As the pandemic COVID-19 continues to spread its webs globally, the financial markets are in the fear of the outrageous downfall of the economy. “As governments continue to work on the best solutions towards handling the outbreak, economic costs are only continuing to grow rapidly, ultimately creating even more losses for nations and their domestic economic sectors,” mentions a report from Saint Louis University. Since nations all over the world have stopped imports and exports and banned domestic as well as international flights, the global market is witnessing a shortage of labour, the inability to get raw material and subsequently the markets cannot expand their production and business overseas, especially in the East Asia region. Business moguls like Apple and Microsoft, whose main market is centred in China, are facing huge losses.
Tourism has hit the rock bottom due to this outbreak. People are stuck in other countries and some of them are even placed in quarantine. The aviation industry is facing the biggest pitfall due to this once-in-a-century pandemic. European and American carriers’ share prices have declined faster even than the globe’s COVID-struck stock markets. On March 5th the International Air Transport Association (IATA), a trade group, projected a possible hit to worldwide revenues of up to $113bn this year. That is one-fifth of last year’s overall revenues and four times higher than IATA estimated in February when the coronavirus was still believed to be a Chinese problem rather than a global one.
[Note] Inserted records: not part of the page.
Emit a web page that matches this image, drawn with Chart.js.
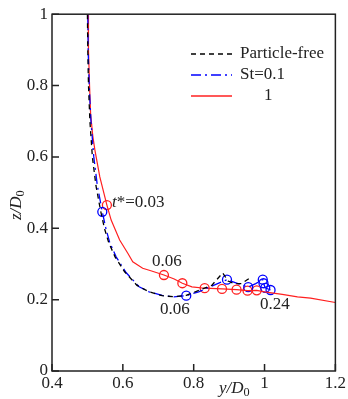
<!DOCTYPE html>
<html>
<head>
  <meta charset="UTF-8">
  <title>Trajectory</title>
  <style>
    body { margin: 0; padding: 0; background: white; }
    .chart-container { position: relative; width: 348px; height: 399px; }
  </style>
  <script src="https://cdn.jsdelivr.net/npm/chart.js"></script>
</head>
<body>
  <div class="chart-container">
    <canvas id="trajChart" width="348" height="399"></canvas>
  </div>
  <script>
    // particle-free curve
    const freeY = [0.500, 0.501, 0.503, 0.507, 0.514, 0.524, 0.537, 0.548, 0.560, 0.578, 0.605, 0.640, 0.674, 0.711, 0.744, 0.779, 0.820, 0.851, 0.882, 0.897, 0.915, 0.935, 0.950, 0.965];
    const freeZ = [1.000, 0.900, 0.800, 0.700, 0.600, 0.520, 0.450, 0.400, 0.360, 0.320, 0.278, 0.240, 0.222, 0.211, 0.208, 0.212, 0.228, 0.240, 0.275, 0.252, 0.245, 0.245, 0.255, 0.265];

    // St = 0.1
    const st01Y = [0.501, 0.502, 0.505, 0.510, 0.518, 0.528, 0.542, 0.552, 0.563, 0.581, 0.609, 0.646, 0.674, 0.711, 0.744, 0.779, 0.814, 0.851, 0.894, 0.925, 0.954, 0.975, 0.995, 0.997, 1.002, 1.017];
    const st01Z = [1.000, 0.900, 0.800, 0.700, 0.600, 0.520, 0.446, 0.400, 0.360, 0.320, 0.276, 0.236, 0.222, 0.212, 0.208, 0.211, 0.222, 0.238, 0.256, 0.245, 0.235, 0.245, 0.256, 0.246, 0.233, 0.227];
    const st01MarkY = [0.542, 0.779, 0.894, 0.954, 0.995, 0.997, 1.002, 1.017];
    const st01MarkZ = [0.446, 0.211, 0.256, 0.235, 0.256, 0.246, 0.233, 0.227];

    // St = 1
    const st1Y = [0.502, 0.503, 0.506, 0.509, 0.515, 0.521, 0.535, 0.555, 0.567, 0.591, 0.614, 0.628, 0.656, 0.679, 0.716, 0.745, 0.768, 0.795, 0.831, 0.880, 0.921, 0.952, 0.978, 1.000, 1.050, 1.093, 1.130, 1.200];
    const st1Z = [1.000, 0.900, 0.800, 0.720, 0.660, 0.620, 0.544, 0.465, 0.423, 0.367, 0.330, 0.306, 0.288, 0.281, 0.269, 0.258, 0.246, 0.236, 0.232, 0.230, 0.228, 0.225, 0.226, 0.222, 0.215, 0.208, 0.204, 0.192];
    const st1MarkY = [0.555, 0.716, 0.768, 0.831, 0.880, 0.921, 0.952, 0.978];
    const st1MarkZ = [0.465, 0.269, 0.246, 0.232, 0.230, 0.228, 0.225, 0.226];

    const xTicks = [0.4, 0.6, 0.8, 1.0, 1.2];
    const yTicks = [0, 0.2, 0.4, 0.6, 0.8, 1.0];

    const legendItems = [
      { text: 'Particle-free', color: '#000', dash: [5, 4] },
      { text: 'St=0.1', color: '#0000ff', dash: [10, 4, 2, 4] },
      { text: '1', color: '#ff2020', dash: [], indent: 24 }
    ];

    const pts = (xs, zs) => xs.map((x, i) => ({ x: x, y: zs[i] }));
    const fmt = v => String(+(+v).toFixed(1));
    const FONT = '"Liberation Serif", "Times New Roman", serif';

    // text with subscript, e.g. y/D0
    function drawSub(ctx, x, y, main, sub, size) {
      ctx.font = 'italic ' + size + 'px ' + FONT;
      ctx.textBaseline = 'middle';
      ctx.textAlign = 'left';
      ctx.fillText(main, x, y);
      const w = ctx.measureText(main).width;
      ctx.font = (size * 0.72) + 'px ' + FONT;
      ctx.fillText(sub, x + w, y + size * 0.25);
      return w + ctx.measureText(sub).width;
    }

    const decorations = {
      id: 'decorations',
      afterDraw(chart) {
        const ctx = chart.ctx;
        const a = chart.chartArea;
        const xs = chart.scales.x, ys = chart.scales.y;
        ctx.save();
        ctx.strokeStyle = '#222';
        ctx.lineWidth = 1.5;
        ctx.strokeRect(a.left, a.top, a.right - a.left, a.bottom - a.top);
        // inward ticks
        ctx.beginPath();
        xTicks.forEach(v => {
          const px = xs.getPixelForValue(v);
          ctx.moveTo(px, a.bottom); ctx.lineTo(px, a.bottom - 7);
        });
        yTicks.forEach(v => {
          const py = ys.getPixelForValue(v);
          ctx.moveTo(a.left, py); ctx.lineTo(a.left + 7, py);
        });
        ctx.stroke();

        ctx.fillStyle = '#222';
        // axis titles
        drawSub(ctx, 219, 389, 'y/D', '0', 17);
        ctx.save();
        ctx.translate(17, 200);
        ctx.rotate(-Math.PI / 2);
        drawSub(ctx, -20, 0, 'z/D', '0', 17);
        ctx.restore();

        // legend
        legendItems.forEach((it, i) => {
          const y = 54 + i * 21;
          ctx.beginPath();
          ctx.strokeStyle = it.color;
          ctx.lineWidth = 1.3;
          ctx.setLineDash(it.dash);
          ctx.moveTo(191, y); ctx.lineTo(232, y);
          ctx.stroke();
          ctx.setLineDash([]);
          ctx.font = '17px ' + FONT;
          ctx.textAlign = 'left';
          ctx.textBaseline = 'middle';
          ctx.fillStyle = '#222';
          ctx.fillText(it.text, 240 + (it.indent || 0), y);
        });

        // time labels
        ctx.font = 'italic 17px ' + FONT;
        ctx.fillText('t', 112, 203);
        const w = ctx.measureText('t').width;
        ctx.font = '17px ' + FONT;
        ctx.fillText('*=0.03', 112 + w, 203);
        ctx.fillText('0.06', 152, 262);
        ctx.fillText('0.06', 160, 310);
        ctx.fillText('0.24', 260, 305);
        ctx.restore();
      }
    };

    const ctx = document.getElementById('trajChart').getContext('2d');
    const chart = new Chart(ctx, {
      type: 'scatter',
      data: {
        datasets: [
          {
            label: 'Particle-free',
            data: pts(freeY, freeZ),
            showLine: true,
            borderColor: '#000',
            borderWidth: 1.3,
            borderDash: [5, 4],
            pointRadius: 0,
            tension: 0
          },
          {
            label: 'St=0.1',
            data: pts(st01Y, st01Z),
            showLine: true,
            borderColor: '#0000ff',
            borderWidth: 1.3,
            borderDash: [10, 4, 2, 4],
            pointRadius: 0,
            tension: 0
          },
          {
            label: '1',
            data: pts(st1Y, st1Z),
            showLine: true,
            borderColor: '#ff2020',
            borderWidth: 1.2,
            pointRadius: 0,
            tension: 0
          },
          {
            label: 'St=0.1 marks',
            data: pts(st01MarkY, st01MarkZ),
            showLine: false,
            borderColor: '#0000ff',
            backgroundColor: 'rgba(0,0,0,0)',
            borderWidth: 1.3,
            pointRadius: 4.5
          },
          {
            label: '1 marks',
            data: pts(st1MarkY, st1MarkZ),
            showLine: false,
            borderColor: '#ff2020',
            backgroundColor: 'rgba(0,0,0,0)',
            borderWidth: 1.3,
            pointRadius: 4.5
          }
        ]
      },
      options: {
        responsive: false,
        animation: false,
        maintainAspectRatio: false,
        layout: { padding: { top: 14, right: 10, left: 0, bottom: 0 } },
        scales: {
          x: {
            type: 'linear',
            min: 0.4,
            max: 1.2,
            afterBuildTicks: s => { s.ticks = xTicks.map(v => ({ value: v })); },
            afterFit: s => { s.height = 28; },
            grid: { display: false, drawTicks: false },
            border: { display: false },
            ticks: {
              callback: fmt,
              color: '#222',
              padding: 2,
              maxRotation: 0,
              font: { family: FONT, size: 17 }
            }
          },
          y: {
            min: 0,
            max: 1,
            afterBuildTicks: s => { s.ticks = yTicks.map(v => ({ value: v })); },
            afterFit: s => { s.width = 52; },
            grid: { display: false, drawTicks: false },
            border: { display: false },
            ticks: {
              callback: fmt,
              color: '#222',
              padding: 4,
              font: { family: FONT, size: 17 }
            }
          }
        },
        plugins: {
          legend: { display: false },
          tooltip: { enabled: false }
        }
      },
      plugins: [decorations]
    });
  </script>
</body>
</html>
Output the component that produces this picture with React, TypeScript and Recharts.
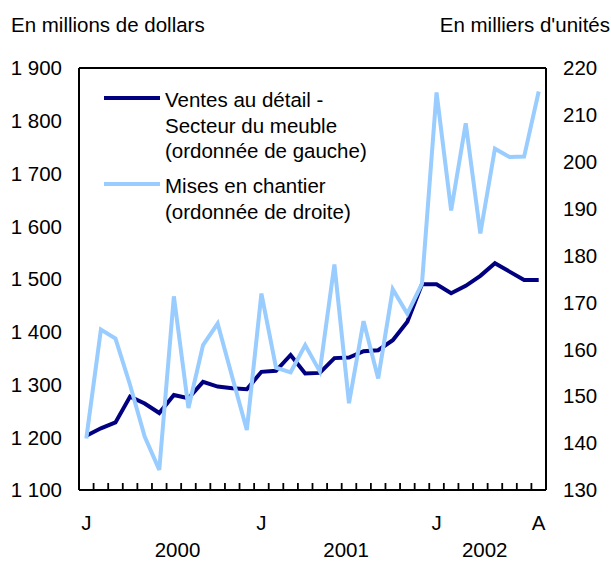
import React from "react";
import {
  LineChart,
  Line,
  XAxis,
  YAxis,
  ReferenceLine,
  Legend,
} from "recharts";

// ---- data ----
const months = [
  "2000-01", "2000-02", "2000-03", "2000-04", "2000-05", "2000-06",
  "2000-07", "2000-08", "2000-09", "2000-10", "2000-11", "2000-12",
  "2001-01", "2001-02", "2001-03", "2001-04", "2001-05", "2001-06",
  "2001-07", "2001-08", "2001-09", "2001-10", "2001-11", "2001-12",
  "2002-01", "2002-02", "2002-03", "2002-04", "2002-05", "2002-06",
  "2002-07", "2002-08",
];

// Ventes au détail - Secteur du meuble (millions $)
const retailSales = [
  1203, 1217, 1228, 1277, 1264, 1246, 1280, 1274, 1305, 1296, 1293, 1291,
  1324, 1326, 1356, 1321, 1322, 1350, 1351, 1363, 1365, 1384, 1419, 1490,
  1490, 1473, 1487, 1506, 1530, 1514, 1498, 1498,
];

// Mises en chantier (milliers d'unités)
const housingStarts = [
  141.0, 164.2, 162.3, 152.4, 141.4, 134.3, 171.3, 147.5, 160.9, 165.5, 154.1, 142.8,
  171.9, 156.1, 155.1, 160.9, 155.3, 178.1, 148.5, 166.0, 153.8, 172.8, 167.6, 174.0,
  214.8, 189.6, 208.2, 184.7, 202.8, 201.0, 201.1, 215.0,
];

const seriesNames = [
  "Ventes au détail -\nSecteur du meuble\n(ordonnée de gauche)",
  "Mises en chantier\n(ordonnée de droite)",
];

const monthTickIndex = [0, 12, 24, 31];
const monthTickLabels = ["J", "J", "J", "A"];
const yearLabels = ["2000", "2001", "2002"];

const leftTicks = [1100, 1200, 1300, 1400, 1500, 1600, 1700, 1800, 1900];
const rightTicks = [130, 140, 150, 160, 170, 180, 190, 200, 210, 220];

const leftTitle = "En millions de dollars";
const rightTitle = "En milliers d'unités";

// ---- table built from the arrays ----
const data = months.map((m, i) => ({
  month: m,
  t: i + 0.5,
  retail: retailSales[i],
  starts: housingStarts[i],
}));

// axis config (category units)
const boundaryTicks = Array.from({ length: months.length + 1 }, (_, i) => i);
const monthTickPos = monthTickIndex.map((i) => i + 0.5);
const yearTickPos = [6.75, 18.3, 27.8];

const FONT = "'Liberation Sans', Arial, Helvetica, sans-serif";
const FS = 20.5;
const DARK = "#000080";
const LIGHT = "#99CCFF";

const fmtLeft = (v: number) =>
  v >= 1000 ? `${Math.floor(v / 1000)} ${String(v % 1000).padStart(3, "0")}` : `${v}`;

const tickStyle = { fill: "#000", fontSize: FS, fontFamily: FONT };
const blank = () => "";

const LegendContent = (props: any) => {
  const payload = [...(props.payload || [])].sort((a: any, b: any) =>
    String(a.dataKey) < String(b.dataKey) ? -1 : 1
  );
  return (
    <div style={{ fontFamily: FONT, fontSize: FS, lineHeight: "25.5px", color: "#000" }}>
      {payload.map((p: any, idx: number) => (
        <div
          key={idx}
          style={{ display: "flex", alignItems: "flex-start", marginBottom: idx === 0 ? 9.5 : 0 }}
        >
          <div
            style={{
              width: 56,
              height: 4,
              background: p.color,
              marginTop: 8.5,
              marginRight: 5,
              flex: "none",
            }}
          />
          <div style={{ whiteSpace: "nowrap" }}>
            {String(p.value)
              .split("\n")
              .map((l: string, j: number) => (
                <div key={j}>{l}</div>
              ))}
          </div>
        </div>
      ))}
    </div>
  );
};

export default function App() {
  return (
    <div style={{ position: "absolute", left: 0, top: 0, width: 611, height: 561, background: "#fff" }}>
      <div
        style={{
          position: "absolute",
          left: 11,
          top: 12,
          fontFamily: FONT,
          fontSize: FS,
          lineHeight: "26px",
          whiteSpace: "nowrap",
          zIndex: 2,
        }}
      >
        {leftTitle}
      </div>
      <div
        style={{
          position: "absolute",
          right: 1,
          top: 12,
          fontFamily: FONT,
          fontSize: FS,
          lineHeight: "26px",
          whiteSpace: "nowrap",
          zIndex: 2,
        }}
      >
        {rightTitle}
      </div>
      <LineChart
        width={611}
        height={561}
        data={data}
        margin={{ top: 68, right: 0, bottom: 0, left: 0 }}
      >
        {/* boundary tick marks, pointing inward */}
        <XAxis
          xAxisId="x"
          type="number"
          dataKey="t"
          domain={[0, months.length]}
          ticks={boundaryTicks}
          interval={0}
          mirror
          tickSize={7}
          tickFormatter={blank}
          tick={tickStyle}
          axisLine={{ stroke: "#000", strokeWidth: 2 }}
          tickLine={{ stroke: "#000", strokeWidth: 1.8 }}
        />
        <XAxis
          xAxisId="lab"
          type="number"
          dataKey="t"
          domain={[0, months.length]}
          ticks={monthTickPos}
          interval={0}
          height={30}
          axisLine={false}
          tickLine={false}
          tickSize={0}
          tickMargin={25}
          tick={tickStyle}
          tickFormatter={(v: number) => {
            const k = monthTickPos.indexOf(v);
            return k >= 0 ? monthTickLabels[k] : "";
          }}
        />
        <XAxis
          xAxisId="yr"
          type="number"
          dataKey="t"
          domain={[0, months.length]}
          ticks={yearTickPos}
          interval={0}
          height={41}
          axisLine={false}
          tickLine={false}
          tickSize={0}
          tickMargin={22}
          tick={tickStyle}
          tickFormatter={(v: number) => {
            const k = yearTickPos.indexOf(v);
            return k >= 0 ? yearLabels[k] : "";
          }}
        />
        <YAxis
          yAxisId="L"
          orientation="left"
          width={79}
          domain={[1100, 1900]}
          ticks={leftTicks}
          interval={0}
          tickSize={0}
          tickMargin={17}
          tick={tickStyle}
          tickFormatter={fmtLeft}
          axisLine={{ stroke: "#000", strokeWidth: 2 }}
          tickLine={false}
        />
        <YAxis
          yAxisId="L2"
          orientation="left"
          mirror
          domain={[1100, 1900]}
          ticks={leftTicks}
          interval={0}
          tickSize={6}
          tick={tickStyle}
          tickFormatter={blank}
          axisLine={false}
          tickLine={{ stroke: "#000", strokeWidth: 1.8 }}
        />
        <YAxis
          yAxisId="R"
          orientation="right"
          width={65}
          domain={[130, 220]}
          ticks={rightTicks}
          interval={0}
          tickSize={0}
          tickMargin={17}
          tick={tickStyle}
          axisLine={{ stroke: "#000", strokeWidth: 2 }}
          tickLine={false}
        />
        <YAxis
          yAxisId="R2"
          orientation="right"
          mirror
          domain={[130, 220]}
          ticks={rightTicks}
          interval={0}
          tickSize={6}
          tick={tickStyle}
          tickFormatter={blank}
          axisLine={false}
          tickLine={{ stroke: "#000", strokeWidth: 1.8 }}
        />
        <ReferenceLine
          xAxisId="x"
          yAxisId="L"
          y={1900}
          stroke="#000"
          strokeWidth={2}
        />
        <Line
          xAxisId="x"
          yAxisId="L"
          type="linear"
          dataKey="retail"
          name={seriesNames[0]}
          stroke={DARK}
          strokeWidth={4}
          dot={false}
          activeDot={false}
          isAnimationActive={false}
        />
        <Line
          xAxisId="x"
          yAxisId="R"
          type="linear"
          dataKey="starts"
          name={seriesNames[1]}
          stroke={LIGHT}
          strokeWidth={4}
          dot={false}
          activeDot={false}
          isAnimationActive={false}
        />
        <Legend
          layout="vertical"
          align="center"
          verticalAlign="middle"
          itemSorter="dataKey"
          content={<LegendContent />}
          wrapperStyle={{ position: "absolute", left: 104, top: 87, width: "auto", height: "auto" }}
        />
      </LineChart>
    </div>
  );
}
“We envisage a slowdown in the global economy to under two per cent for this year, and that will probably cost in the order of $1 trillion, compared with what people were forecasting back in September,” said Richard Kozul-Wright, Director, Division on Globalisation and Development Strategies at UNCTAD (United Nations Conference on Travel and Development).
The UN trade agency has warned that COVID-19 likely to cost the economy $1 trillion during 2020. People are not at work because they are sick or quarantined, thereby companies have asked employees to work from home. In such a situation, demand stimulus will merely boost inflation, potentially leading to stagflation (weak or falling GDP growth alongside rising prices), as happened during the 1970s oil crisis, when another important production input was in short supply. The world can only pray for a cure for COVID-19. Hopefully, as soon as the coronavirus air clears, literally and figuratively, the global economy will bounce back with more power and success.